The structural system under consideration is designed as an alternative for designing and construction in two directions:

* in large-scale development by buildings with various number of storeys, including those meeting the scope of 17-25 storeys;

* in development of the so-called "high-rise areas", where 30-45-storey buildings are to be applied.

* according to the submitted project, the specificity of the architectural-and-planning concept of the proposed system ensures extension of access of much more apartments to the stairwell and elevator as compared to the number of apartments in the traditional, currently used concepts. This results in enlargement of the effective area alongside with maintenance of the amplified comfort. The possibility to achieve optimal expansion of the residential area, to increase the development density, to free space for building of new low-rise sports, entertaining, educational, trade, welfare facilities in it is demonstrated by the example of 2 micro-districts of Balashikh town in Moscow Region, as well as by the example of Odintsovo district in Moscow Region. These examples have revealed the economic, planning and architectural-and-functional dignities of the proposed system. The results were approved by the State Unitary Enterprise "Research and Design Institute of General Plan of Moscow".

* the specificity of the structural concept of the supporting construction of the proposed buildings is application of a dual supporting system with clear and distinct division of the supporting sub-constructions meant for bearing of:  

1. Vertical loading (dead loads, running loads, dynamic impact of earthquakes and explosions);

2. Horizontal loadings (seismic and wind loads, as well as impacts of explosions, etc.). Vertical loadings are mostly carried by a set of one-piece reinforced concrete columns. Horizontal loadings are carried by a spatial system of one-piece reinforced concrete walls. Both of these substructures are connected by hard one-piece disks of covering ensuring the joint activities of both substructures.   

The most important peculiarity of this dual system from the viewpoint of seismic reliability is the much higher hardness of the walls and diaphragm plates in horizontal direction as compared to the hardness of columns, as well as the high durability and hardness of columns in vertical direction. This peculiarity ensures high reliability of the system in case of strong seismic loads, as well as in case of explosions, for instance, during the acts of terrorism and strong wind impacts.

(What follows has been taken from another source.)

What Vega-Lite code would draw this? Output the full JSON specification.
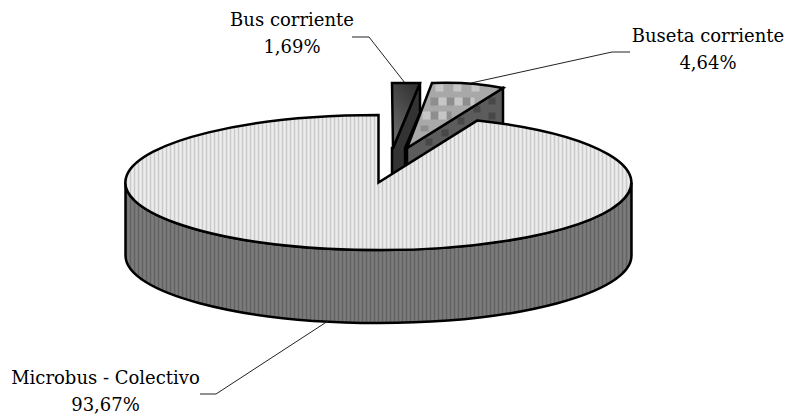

The methodology of the use of this feature for optimal designing is the intellectual property of the staff.  

Therefore, to observe the privacy of information about the copyright holders' know-how, which is the proposed structural system, this conclusion provides no detailed description of these characteristic features of the system and its component - the vertical spatial supporting construction. For this reason the behavior peculiarities and advantages of the New universal construction and planning structure being a summary of new types of multi-storey buildings of the proposed combined structural system are not considered in detail either.    

Notwithstanding this, the examination of the submitted materials is sufficient to make a conclusion about the novelty of the "IICC Group" Association's proposal, as well as about the high reliability of buildings of the proposed structural system and their efficiency in construction in common and seismic conditions.     

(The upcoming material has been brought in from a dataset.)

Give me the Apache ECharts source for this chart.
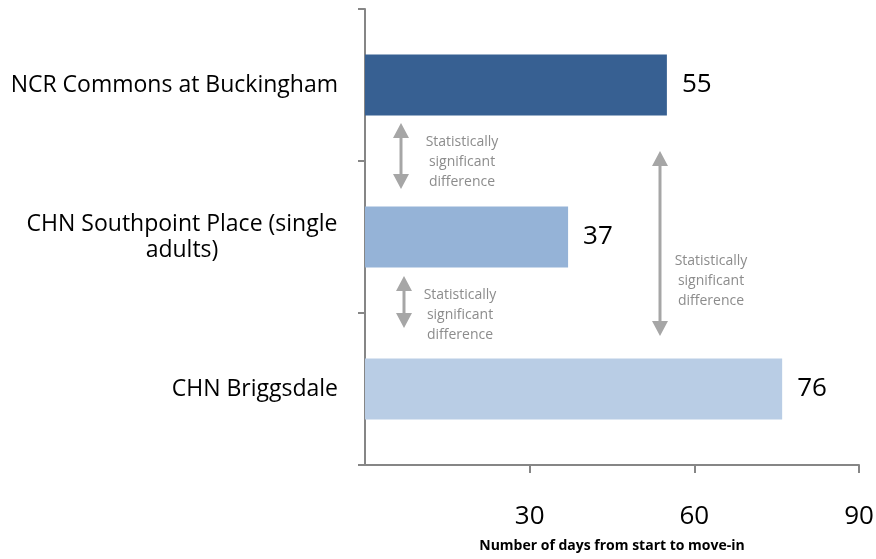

Certain experience of use of similar structural systems and their behavior in case of quite intensive earthquakes is available. One can refer to the behavior of similar types of buildings during the earthquakes in Santa Cruz (San Francisco, California) in 1989, in Gyumri (former Leninakan) during Spitak earthquake on 7 December 1988, in Northridge (near Los Angeles, California) in 1994. The buildings of the proposed system can also be effectively used to ensure reliability and safety of population in the areas where high wind loads up to 85 kg/m2 are forecasted and explosion loads are possible. The systems are stable and durable under conditions of progressive fractures in case of shutdown of certain building elements.       

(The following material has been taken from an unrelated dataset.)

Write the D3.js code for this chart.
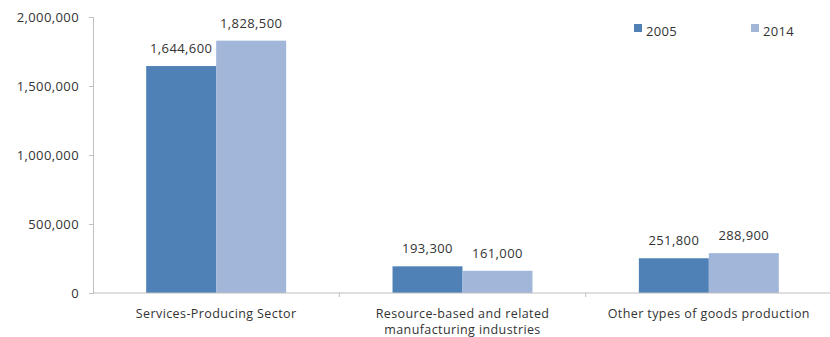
<!DOCTYPE html>
<html>
<head>
<meta charset="utf-8">
<script src="https://cdn.jsdelivr.net/npm/d3@7"></script>
<style>
  body { margin: 0; background: #fff; }
  text { font-family: "Open Sans", sans-serif; fill: #333; }
</style>
</head>
<body>
<div id="chart"></div>
<script>
const categories = [
  ["Services-Producing Sector"],
  ["Resource-based and related", "manufacturing industries"],
  ["Other types of goods production"]
];
const years = ["2005", "2014"];
const values2005 = [1644600, 193300, 251800];
const values2014 = [1828500, 161000, 288900];
const yTicks = [0, 500000, 1000000, 1500000, 2000000];
const colors = ["#4f81b7", "#a1b6d9"];

const width = 830, height = 337;
const margin = { top: 17, right: -2, bottom: 44, left: 93 };

const svg = d3.select("#chart")
  .append("svg")
  .attr("width", width)
  .attr("height", height);

const x0 = d3.scaleBand()
  .domain(d3.range(categories.length))
  .range([margin.left, width - margin.right])
  .paddingInner(0)
  .paddingOuter(0);

const x1 = d3.scaleBand()
  .domain(years)
  .range([0, x0.bandwidth()])
  .paddingInner(0)
  .paddingOuter(0.76);

const y = d3.scaleLinear()
  .domain([0, 2000000])
  .range([height - margin.bottom, margin.top]);

const fmt = d3.format(",");

// y axis
const yAxis = svg.append("g")
  .attr("transform", `translate(${margin.left},0)`)
  .call(d3.axisLeft(y).tickValues(yTicks).tickFormat(fmt).tickSize(4).tickPadding(10));
yAxis.select(".domain").attr("stroke", "#bfbfbf");
yAxis.selectAll(".tick line").attr("stroke", "#bfbfbf");
yAxis.selectAll(".tick text")
  .style("font-size", "13px")
  .attr("fill", "#333")
  .attr("letter-spacing", "0.4px");

// bars
const series = [values2005, values2014];
categories.forEach((c, i) => {
  const g = svg.append("g").attr("transform", `translate(${x0(i)},0)`);
  years.forEach((yr, j) => {
    const v = series[j][i];
    g.append("rect")
      .attr("x", x1(yr))
      .attr("y", y(v))
      .attr("width", x1.bandwidth())
      .attr("height", y(0) - y(v))
      .attr("fill", colors[j]);
    g.append("text")
      .attr("x", x1(yr) + x1.bandwidth() / 2)
      .attr("y", y(v) - 13)
      .attr("text-anchor", "middle")
      .attr("letter-spacing", "0.4px")
      .style("font-size", "13px")
      .text(fmt(v));
  });
});

// x axis
const xAxis = svg.append("g")
  .attr("transform", `translate(0,${y(0)})`);
xAxis.append("line")
  .attr("x1", margin.left).attr("x2", width)
  .attr("stroke", "#bfbfbf");
[1, 2].forEach(i => {
  xAxis.append("line")
    .attr("x1", x0(i)).attr("x2", x0(i))
    .attr("y1", 0).attr("y2", 4)
    .attr("stroke", "#bfbfbf");
});
categories.forEach((lines, i) => {
  const t = xAxis.append("text")
    .attr("text-anchor", "middle")
    .attr("y", 25)
    .style("font-size", "12.5px")
    .attr("letter-spacing", "0.4px");
  lines.forEach((l, k) => {
    t.append("tspan")
      .attr("x", x0(i) + x0.bandwidth() / 2)
      .attr("dy", k === 0 ? 0 : 15.5)
      .text(l);
  });
});

// legend
const legendX = [634, 751];
years.forEach((yr, j) => {
  svg.append("rect")
    .attr("x", legendX[j]).attr("y", 24)
    .attr("width", 8).attr("height", 8)
    .attr("fill", colors[j]);
  svg.append("text")
    .attr("x", legendX[j] + 12).attr("y", 36)
    .style("font-size", "13px")
    .attr("letter-spacing", "0.3px")
    .text(yr);
});
</script>
</body>
</html>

• On the whole, the buildings of the combined structural system under consideration may be recommending for large-scale introduction in both proposed directions, i.e. in construction of multi-storey buildings in new micro-districts of affordable housing, and in construction of free standing high-rise buildings.

Conclusions

1. The new combined system variant admitted to examination includes a dual seismic protection system, which allows ensuring high seismic reliability of the buildings in case of strong earthquakes, as well as explosion and hurricane loads.    

2. The dual seismic protection system allows additionally using the innovative seismic protection technologies, e.g. seismic isolation and damping. This may essentially improve the economic indices and enhance the reliability of buildings in case of intensive earthquake attacks, explosions, as well as survivability in case of progressive fracture and, consequently, the security of the population.  

3. The consideration of the issues of reliability of multi-storey buildings and seismic safety, particularly, in connection with the proposed combined structural system, is topical, since about 30% of territories of the Russian Federation are earthquake generating regions. Construction of multi-storey and high-rise buildings is set in these regions for a number of reasons: economic, architectural, etc., for instance, in Sochi, where the winter Olympic Games of 2014 will take place and a project of large-scale construction of multi-storey buildings is set; Petropavlovsk-Kamchatsky, Irkutsk, etc. In addition, as a consequence of man-made activities (rise of the ground water line and other impacts), seismic hazard arises in the towns, which were formerly considered being unhazardous. The same concerns other territories. These circumstances draw attention to the seismic safety and the safety in case of other dynamic impacts.         

4. Over the period before large-scale launch of the buildings of the proposed combined structural system, it is recommending to grant a relevant patent to the know-how of the copyright holder as results of the intellectual activities of "IICC Group" Association, taking into account its unconditional novelty. In this case, the above-mentioned issue of the intellectual property privacy will be taken off the table and will not hinder large-scale launch of buildings of the structural system.

Professor Ya.M.Ayzenberg,

Doctor of Engineering,

Honorary Academician of Russian Academy of Architecture and Construction Sciences,

Honored science worker of the Russian Federation,

President of Russian Association for Shock-resistant Construction,

Head of Seismic Resistance Laboratory of

Central Scientific Research Institute for Building Constructions of

Federal State Unitary Enterprise "Construction Research Center"